Gianni Bugno encontró consuelo en Benidorm

1992: Gianni Bugno es uno de los ciclistas de moda. Había perdido el Tour del año anterior frente a Miguel Indurain pero existía la creencia de que el italiano nacido en territorio suizo tenía un punto más que ofrecer, el paso para poner en apuros al navarro, que habiendo explotado más tarde que el italiano, le había tomado la delantera.

Bugno era el rival, el hombre que todos temían, más incluso que Claudio Chiapucci. Un día, una carrera, en Stuttgart, Bugno se coronó campeón del mundo ante el propio Miguel. Con el arco iris rodeándole el pecho y un equipo potente, a medid del campeón, el Gatorade –del que Fignon cuenta cosas sabrosas en su libro– el exquisito ciclista parecía en disposición de hacerle daño a Miguel.

Pero no fue así. El Tour del 92 fue la triste confirmación que ese navarro que le adelantó por la izquierda, le había metido muchas bicicletas ventaja. Bugno se descolgaba tristemente de la quiniela del Tour, una quiniela en que su antagonista italiano, Chiapucci también la había tomado distancia.

Pero a Bugno le quedaba la bala del mundial, en un momento singular, además, de esos que marcan a fuego la conciencia colectiva. La carrera de fondo, entonces no había cronos, se corría en Benidorm, lugar muy conocido en círculos ciclistas, por ser idóneo para cargar baterías durante el invierno y por tener, entre otros inquilinos, al propio Indurain, que se escapaba al lugar por su bonanza climatológica.

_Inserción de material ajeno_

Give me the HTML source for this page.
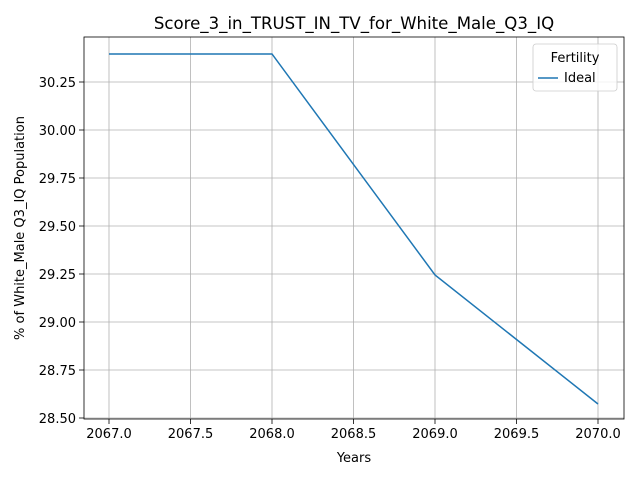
<!DOCTYPE html>
<html><head><meta charset="utf-8"><style>
body{margin:0;background:#fff;font-family:"Liberation Sans","DejaVu Sans",sans-serif;}
svg text{font-family:"DejaVu Sans","Liberation Sans",sans-serif;}
</style></head><body>
<svg id="chart" width="640" height="480" xmlns="http://www.w3.org/2000/svg"></svg>
<script>
const years = [2067, 2068, 2069, 2070];
const idealValues = [30.396, 30.396, 29.245, 28.573];
const xTicks = [2067.0, 2067.5, 2068.0, 2068.5, 2069.0, 2069.5, 2070.0];
const yTicks = [28.50, 28.75, 29.00, 29.25, 29.50, 29.75, 30.00, 30.25];

const svg = document.getElementById('chart');
const NS = 'http://www.w3.org/2000/svg';
const L = 84, R = 624, T = 37, B = 419;
function xs(v){ return 109 + (v - 2067) * (598 - 109) / 3; }
function ys(v){ return 418 - (v - 28.5) * (418 - 82) / 1.75; }
function mk(tag, attrs, parent){
  const e = document.createElementNS(NS, tag);
  for (const k in attrs) e.setAttribute(k, attrs[k]);
  (parent || svg).appendChild(e);
  return e;
}
const grid = mk('g', {});


xTicks.forEach(t => {
  const x = xs(t);
  mk('line', {x1:x, x2:x, y1:T, y2:B, stroke:'#b0b0b0', 'stroke-width':0.8}, grid);
  mk('line', {x1:x, x2:x, y1:B, y2:B+5, stroke:'#000', 'stroke-width':0.8}, grid);
  const tx = mk('text', {x:x, y:B+19, 'font-size':13, 'text-anchor':'middle', fill:'#000'});
  
  
  tx.textContent = t.toFixed(1);
});
yTicks.forEach(t => {
  const y = ys(t);
  mk('line', {x1:L, x2:R, y1:y, y2:y, stroke:'#b0b0b0', 'stroke-width':0.8}, grid);
  mk('line', {x1:L-5, x2:L, y1:y, y2:y, stroke:'#000', 'stroke-width':0.8}, grid);
  const tx = mk('text', {x:L-8, y:y+5, 'font-size':13, 'text-anchor':'end', fill:'#000'});
  
  
  tx.textContent = t.toFixed(2);
});
const line = mk('polyline', {points: years.map((y,i)=>xs(y)+','+ys(idealValues[i])).join(' '), fill:'none', stroke:'#1f77b4', 'stroke-width':1.5});


const frame = mk('rect', {x:L, y:T, width:R-L, height:B-T, fill:'none', stroke:'#000', 'stroke-width':0.8});


const title = mk('text', {x:354, y:29, 'font-size':16.6, 'text-anchor':'middle', fill:'#000'});


title.textContent = 'Score_3_in_TRUST_IN_TV_for_White_Male_Q3_IQ';
const xl = mk('text', {x:354, y:462, 'font-size':13, 'text-anchor':'middle', fill:'#000'});


xl.textContent = 'Years';
const yl = mk('text', {x:24, y:228, 'font-size':13, 'text-anchor':'middle', fill:'#000', transform:'rotate(-90 24 228)'});


yl.textContent = '% of White_Male Q3_IQ Population';
const lg = mk('g', {});


mk('rect', {x:533, y:44, width:84, height:47, rx:3, fill:'#fff', 'fill-opacity':0.8, stroke:'#ccc', 'stroke-width':0.8}, lg);
const lt = mk('text', {x:575, y:62, 'font-size':13, 'text-anchor':'middle', fill:'#000'}, lg);
lt.textContent = 'Fertility';
mk('line', {x1:538, x2:558, y1:78, y2:78, stroke:'#1f77b4', 'stroke-width':1.5}, lg);
const le = mk('text', {x:564, y:82, 'font-size':13, fill:'#000'}, lg);


le.textContent = 'Ideal';
</script>
</body></html>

Era la bala de oro, la muesca que Gianni quería marcar: ganar en casa de su verdugo.

Aunque Bugno era dorsal número uno, vigente campeón y rueda, por ende, a seguir, el favoritismo de Indurain parecía eclipsar cualquier otra opción, aunque esto era un mundial, carrera de un día, una prueba de sólo ida, sin opción a revancha, nada que ver con la agonía de una gran vuelta.

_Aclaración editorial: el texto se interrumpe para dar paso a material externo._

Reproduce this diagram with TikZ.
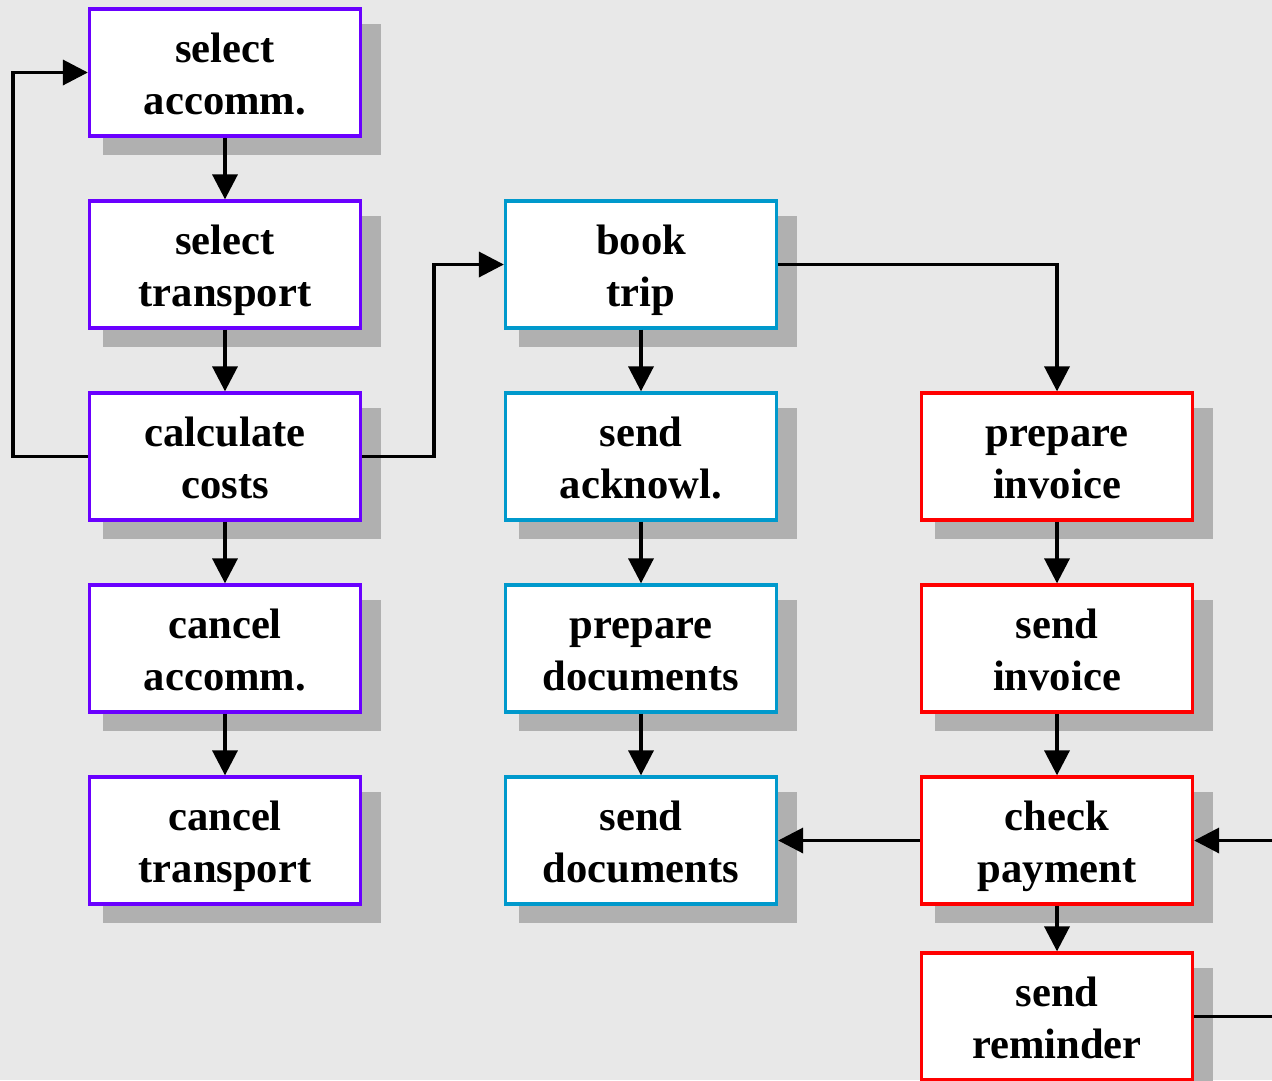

La carrera fue una locura de seis horas y media. Los doce pasos por Finestrat debían hacer mella, romper el grupo, pero no resultó tan sencillo. En la penúltima ascensión, Miguel Indurain arrancó duro, muy duro, tanto que solo Chiappucchi, Rominger y Jalabert consiguieron tomarle la rueda.

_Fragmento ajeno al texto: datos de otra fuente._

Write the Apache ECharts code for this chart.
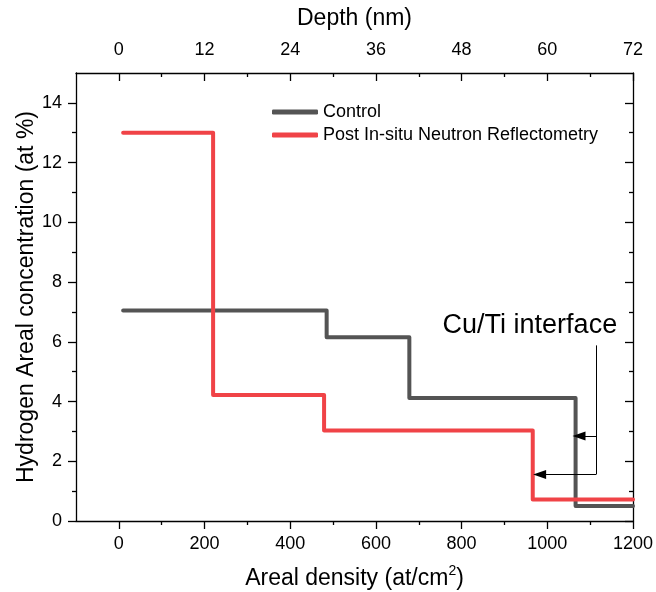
<!DOCTYPE html>
<html>
<head>
<meta charset="utf-8">
<script src="https://cdn.jsdelivr.net/npm/echarts@6/dist/echarts.min.js"></script>
<style>
  html, body { margin: 0; padding: 0; background: #fff; }
  #hprofile { width: 656px; height: 592px; }
</style>
</head>
<body>
<div id="hprofile"></div>
<script>
// step profiles: layer boundaries (areal density) and H level inside each layer
var controlEdges = [10, 485, 678, 1066, 1200];
var controlLevels = [7.05, 6.15, 4.12, 0.5];
var postEdges = [10, 220, 479, 966, 1200];
var postLevels = [13.0, 4.22, 3.03, 0.72];

var seriesNames = ['Control', 'Post In-situ Neutron Reflectometry'];

var densityTicks = [0, 200, 400, 600, 800, 1000, 1200];
var densityMinor = [100, 300, 500, 700, 900, 1100];
var depthTicks = [0, 12, 24, 36, 48, 60, 72];
var depthMinor = [6, 18, 30, 42, 54, 66];
var concTicks = [0, 2, 4, 6, 8, 10, 12, 14];
var concMinor = [1, 3, 5, 7, 9, 11, 13];

// Cu/Ti interface callout (data coordinates)
var calloutX = 1114;
var calloutTop = 5.88;
var calloutArrows = [[1074, 2.85], [982, 1.56]];
var calloutText = 'Cu/Ti interface';

function stepPoints(edges, levels) {
    return edges.map(function (x, i) {
        return [x, levels[Math.min(i, levels.length - 1)]];
    });
}

var FONT = 'Liberation Sans, Arial, sans-serif';
var INK = '#000';

function axisBase(pos, min, max, ticks, len, inside, labels) {
    return {
        type: 'value', position: pos, min: min, max: max,
        axisLine: { show: labels !== null, onZero: false, lineStyle: { color: INK, width: 1.3 } },
        axisTick: { show: true, customValues: ticks, inside: inside, length: len,
                    lineStyle: { color: INK, width: 1.3 } },
        axisLabel: labels ? { show: true, customValues: ticks, color: INK, fontSize: 18,
                              fontFamily: FONT, margin: 14,
                              formatter: function (v) { return String(v); } } : { show: false },
        splitLine: { show: false }
    };
}

var hprofile = echarts.init(document.getElementById('hprofile'));

var xBottom = axisBase('bottom', -100, 1200, densityTicks, 8, false, true);
xBottom.name = '{t|Areal density (at/cm}{sup|2}{t|)}';
xBottom.nameLocation = 'middle';
xBottom.nameGap = 43;
xBottom.nameTextStyle = { color: INK, fontSize: 23, fontFamily: FONT,
    rich: {
        t: { fontSize: 23, fontFamily: FONT, color: INK, lineHeight: 26, verticalAlign: 'bottom' },
        sup: { fontSize: 14, fontFamily: FONT, color: INK, lineHeight: 26, verticalAlign: 'top' }
    } };

var xTop = axisBase('top', -6, 72, depthTicks, 8, true, true);
xTop.name = 'Depth (nm)';
xTop.nameLocation = 'middle';
xTop.nameGap = 43;
xTop.nameTextStyle = { color: INK, fontSize: 23, fontFamily: FONT };

var xBottomMinor = axisBase('bottom', -100, 1200, densityMinor, 4, false, null);
var xTopMinor = axisBase('top', -6, 72, depthMinor, 4, true, null);

var yLeft = axisBase('left', 0, 15, concTicks, 8, false, true);
yLeft.name = 'Hydrogen Areal concentration (at %)';
yLeft.nameLocation = 'middle';
yLeft.nameGap = 38;
yLeft.nameMoveOverlap = false;
yLeft.nameTextStyle = { color: INK, fontSize: 23, fontFamily: FONT };

var yRight = axisBase('right', 0, 15, concTicks, 8, true, false);
yRight.axisLine.show = true;
var yLeftMinor = axisBase('left', 0, 15, concMinor, 4, false, null);
var yRightMinor = axisBase('right', 0, 15, concMinor, 4, true, null);

var option = {
    backgroundColor: '#fff',
    animation: false,
    grid: { left: 76, right: 23, top: 73, bottom: 71, containLabel: false, outerBoundsMode: 'none' },
    legend: {
        orient: 'vertical', left: 267, top: 98,
        itemWidth: 46, itemHeight: 5, itemGap: 5,
        icon: 'roundRect',
        textStyle: { color: INK, fontSize: 18, fontFamily: FONT },
        data: seriesNames
    },
    xAxis: [xBottom, xTop, xBottomMinor, xTopMinor],
    yAxis: [yLeft, yRight, yLeftMinor, yRightMinor],
    series: [{
        name: seriesNames[0],
        type: 'line', step: 'end', symbol: 'none',
        xAxisIndex: 0, yAxisIndex: 0,
        color: '#545454',
        lineStyle: { width: 4, color: '#545454', join: 'round', cap: 'round' },
        data: stepPoints(controlEdges, controlLevels),
        z: 3
    }, {
        name: seriesNames[1],
        type: 'line', step: 'end', symbol: 'none',
        xAxisIndex: 0, yAxisIndex: 0,
        color: '#f04347',
        lineStyle: { width: 4, color: '#f04347', join: 'round', cap: 'round' },
        data: stepPoints(postEdges, postLevels),
        z: 4
    }, {
        name: 'callout',
        type: 'line', xAxisIndex: 0, yAxisIndex: 0,
        data: [],
        markLine: {
            silent: true, animation: false,
            label: { show: false },
            lineStyle: { color: INK, width: 1, type: 'solid' },
            symbolSize: [9, 13],
            data: [
                [{ coord: [calloutX, calloutTop], symbol: 'none' },
                 { coord: [calloutX, calloutArrows[1][1]], symbol: 'none' }]
            ].concat(calloutArrows.map(function (a) {
                return [{ coord: [calloutX, a[1]], symbol: 'none' },
                        { coord: [a[0], a[1]], symbol: 'triangle' }];
            }))
        },
        z: 5
    }]
};

hprofile.setOption(option, true);

var anchor = hprofile.convertToPixel({ xAxisIndex: 0, yAxisIndex: 0 }, [1163, 6.55]);
hprofile.setOption({
    graphic: [{
        type: 'text', x: anchor[0], y: anchor[1],
        style: { text: calloutText, fill: INK, font: '27px ' + FONT,
                 align: 'right', verticalAlign: 'middle' }
    }]
});

window.addEventListener('resize', function () {
    hprofile.resize();
});
</script>
</body>
</html>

Fueron unos segundos de impás, de espera, una calma tensa con el sol de primeros de septiembre tostando la concurrencia, un sobrecalentamiento que no tuvo efectos. Los cuatro de cabeza se miraron y desconfiaron la de la velocidad de Jalabert. De haberse puesto de acuerdo ¿quién sabe?, pero Jaja, con esa entonces tez de niño recién aterrizado en la ONCE, imprimía respeto en las llegadas en grupo.

Cazados los cuatro, fue el propio Bugno quien dio continuidad a unas hostilidades en las que los franceses entraban al trapo. Otra vez Jaja, también Leblanc y Boyer, diezmaban la resistencia de los anfitriones que quemaban las naves de Extabe y Perico. En Finestrat sin embargo Indurain desiste, ya no tiene gas o ve que la dureza de la subida no le acompaña.

Se va a jugar todo al sprint. Gianni Bugno saca toda la clase y talento de la que es capaz tras 250 kilómetros de competición, gana a Jalabert, quien nunca sería campeón del mundo, y a Dimitri Konyshev, un ruso cargado de talento que tres años antes ya había sido podio, junto a Lemond y Kelly, el día que el americano era campeón por segunda vez.

Bugno otra vez arriba. Admitía cierto disgusto por ganar en casa de su gran rival, pero en el fondo verse otra vez bendecido por el maillot más valioso del pelotón era un honor. “La diferencia entre Indurain y yo es que tengo la velocidad necesaria para ganar pruebas de un día”. Así fue. Esa diferencia sería inversa en otros muchos terrenos, pero esa tarde, Gianni se consoló en Benidorm.